WHAT NEEDS TO BE DONE – Copy out the material below in full, but not its images.

========

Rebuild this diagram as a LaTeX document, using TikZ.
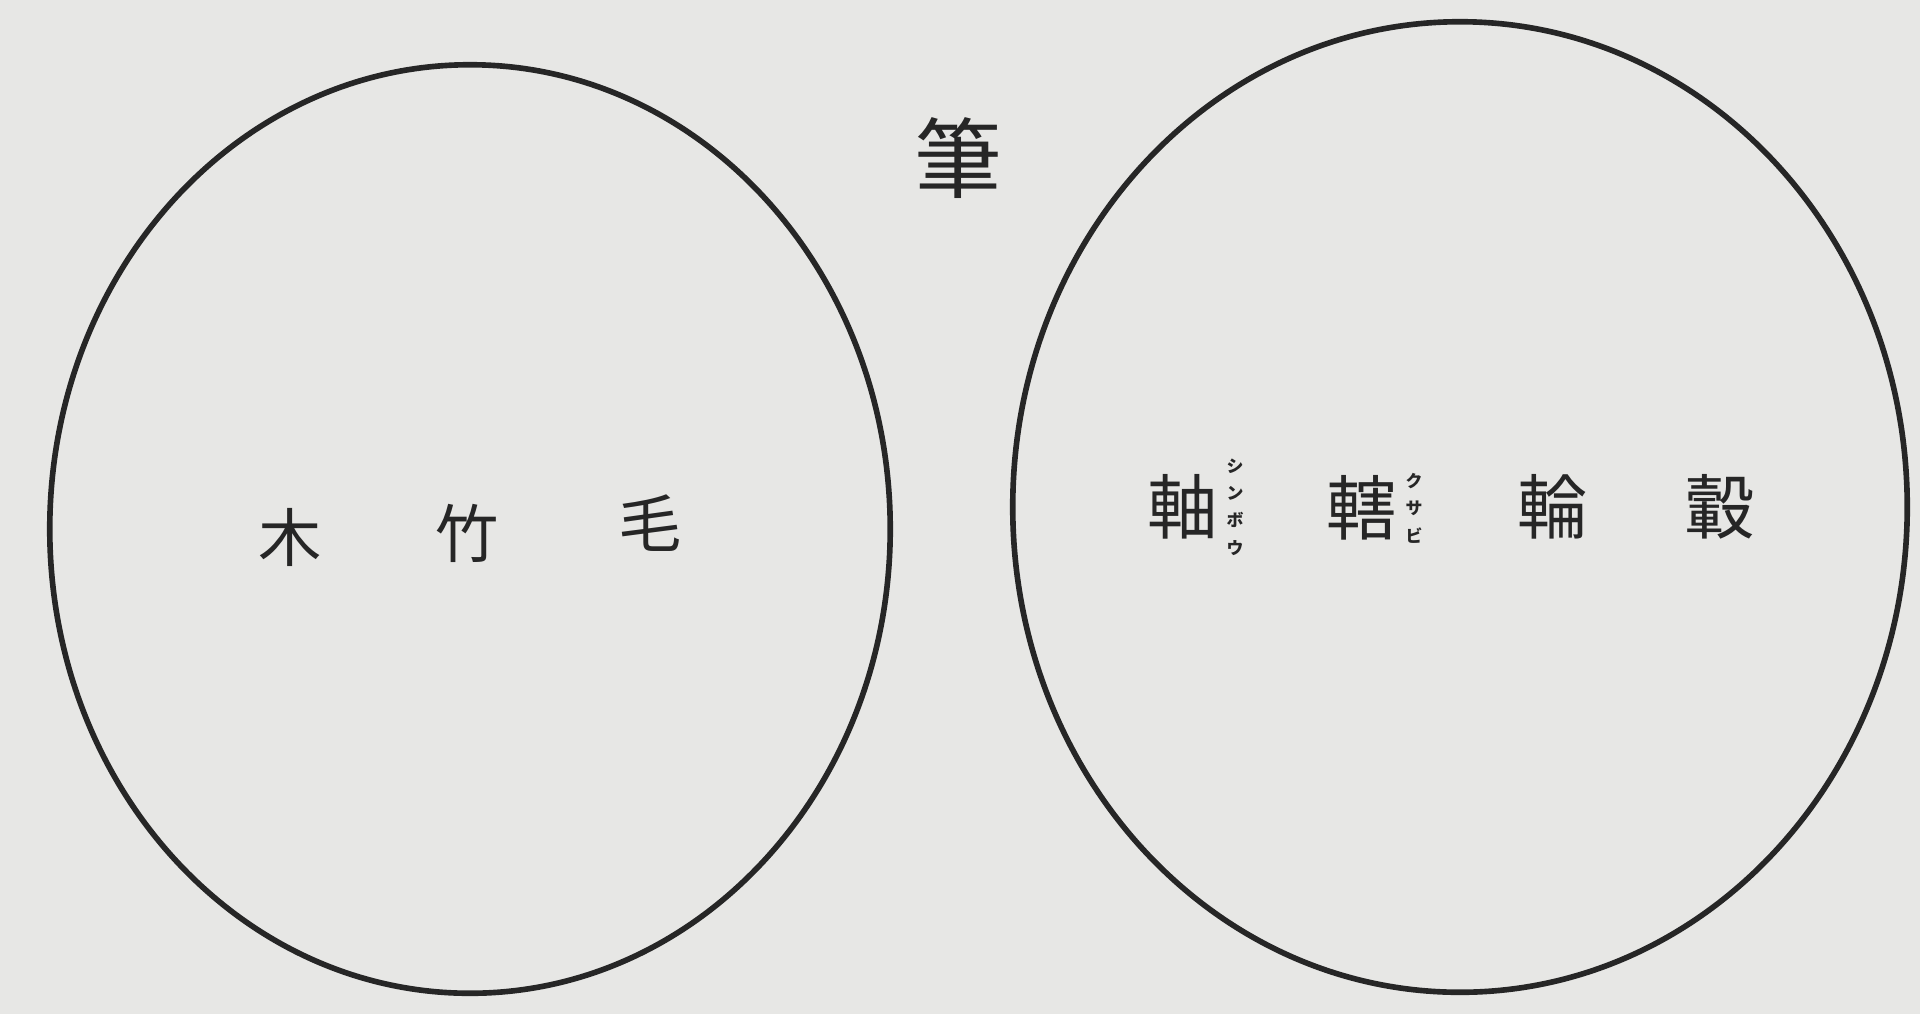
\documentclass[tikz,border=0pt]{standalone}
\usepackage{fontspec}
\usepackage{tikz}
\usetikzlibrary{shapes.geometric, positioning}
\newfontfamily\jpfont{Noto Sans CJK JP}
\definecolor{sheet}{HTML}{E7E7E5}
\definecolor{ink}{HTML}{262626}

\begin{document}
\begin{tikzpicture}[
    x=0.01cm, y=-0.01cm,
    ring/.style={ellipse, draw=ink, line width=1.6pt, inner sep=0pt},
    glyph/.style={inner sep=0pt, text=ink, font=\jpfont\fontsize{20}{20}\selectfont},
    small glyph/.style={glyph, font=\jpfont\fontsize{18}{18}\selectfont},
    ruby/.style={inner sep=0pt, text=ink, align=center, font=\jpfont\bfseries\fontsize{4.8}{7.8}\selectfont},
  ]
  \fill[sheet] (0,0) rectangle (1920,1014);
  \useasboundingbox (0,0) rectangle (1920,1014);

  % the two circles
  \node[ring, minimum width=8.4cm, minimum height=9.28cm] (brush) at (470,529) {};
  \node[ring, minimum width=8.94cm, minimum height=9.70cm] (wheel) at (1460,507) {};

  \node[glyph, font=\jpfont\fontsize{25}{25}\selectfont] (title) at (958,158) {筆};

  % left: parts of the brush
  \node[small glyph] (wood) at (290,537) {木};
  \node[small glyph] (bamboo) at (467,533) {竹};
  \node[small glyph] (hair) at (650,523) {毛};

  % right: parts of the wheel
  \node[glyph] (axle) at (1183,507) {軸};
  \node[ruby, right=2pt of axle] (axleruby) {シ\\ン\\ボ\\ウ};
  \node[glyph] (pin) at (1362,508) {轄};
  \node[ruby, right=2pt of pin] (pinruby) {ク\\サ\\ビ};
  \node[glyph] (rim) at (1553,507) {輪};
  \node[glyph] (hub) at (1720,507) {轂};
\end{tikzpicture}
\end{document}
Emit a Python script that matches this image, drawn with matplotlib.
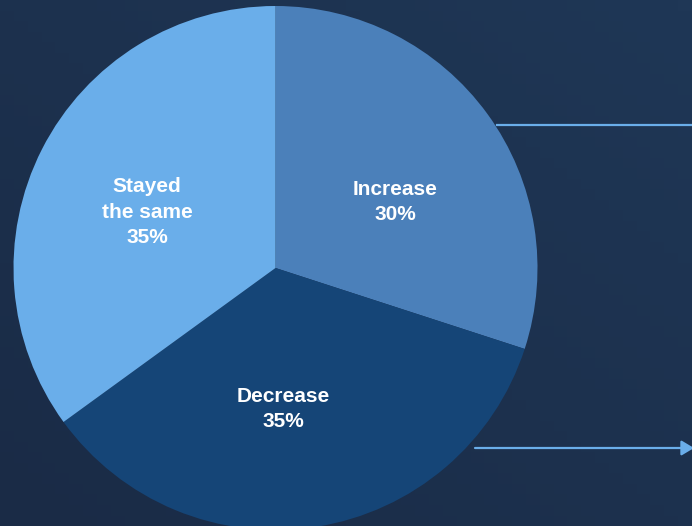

========

CORRECT RESULT –
Rebuild this diagram as a LaTeX document, using TikZ.
\documentclass[tikz,border=0pt]{standalone}
\usepackage{fontspec}
\usepackage{tikz}
\usetikzlibrary{shapes.geometric, positioning}
\newfontfamily\jpfont{Noto Sans CJK JP}
\definecolor{sheet}{HTML}{E7E7E5}
\definecolor{ink}{HTML}{262626}

\begin{document}
\begin{tikzpicture}[
    x=0.01cm, y=-0.01cm,
    ring/.style={ellipse, draw=ink, line width=1.6pt, inner sep=0pt},
    glyph/.style={inner sep=0pt, text=ink, font=\jpfont\fontsize{20}{20}\selectfont},
    small glyph/.style={glyph, font=\jpfont\fontsize{18}{18}\selectfont},
    ruby/.style={inner sep=0pt, text=ink, align=center, font=\jpfont\bfseries\fontsize{4.8}{7.8}\selectfont},
  ]
  \fill[sheet] (0,0) rectangle (1920,1014);
  \useasboundingbox (0,0) rectangle (1920,1014);

  % the two circles
  \node[ring, minimum width=8.4cm, minimum height=9.28cm] (brush) at (470,529) {};
  \node[ring, minimum width=8.94cm, minimum height=9.70cm] (wheel) at (1460,507) {};

  \node[glyph, font=\jpfont\fontsize{25}{25}\selectfont] (title) at (958,158) {筆};

  % left: parts of the brush
  \node[small glyph] (wood) at (290,537) {木};
  \node[small glyph] (bamboo) at (467,533) {竹};
  \node[small glyph] (hair) at (650,523) {毛};

  % right: parts of the wheel
  \node[glyph] (axle) at (1183,507) {軸};
  \node[ruby, right=2pt of axle] (axleruby) {シ\\ン\\ボ\\ウ};
  \node[glyph] (pin) at (1362,508) {轄};
  \node[ruby, right=2pt of pin] (pinruby) {ク\\サ\\ビ};
  \node[glyph] (rim) at (1553,507) {輪};
  \node[glyph] (hub) at (1720,507) {轂};
\end{tikzpicture}
\end{document}
Emit a Python script that matches this image, drawn with matplotlib.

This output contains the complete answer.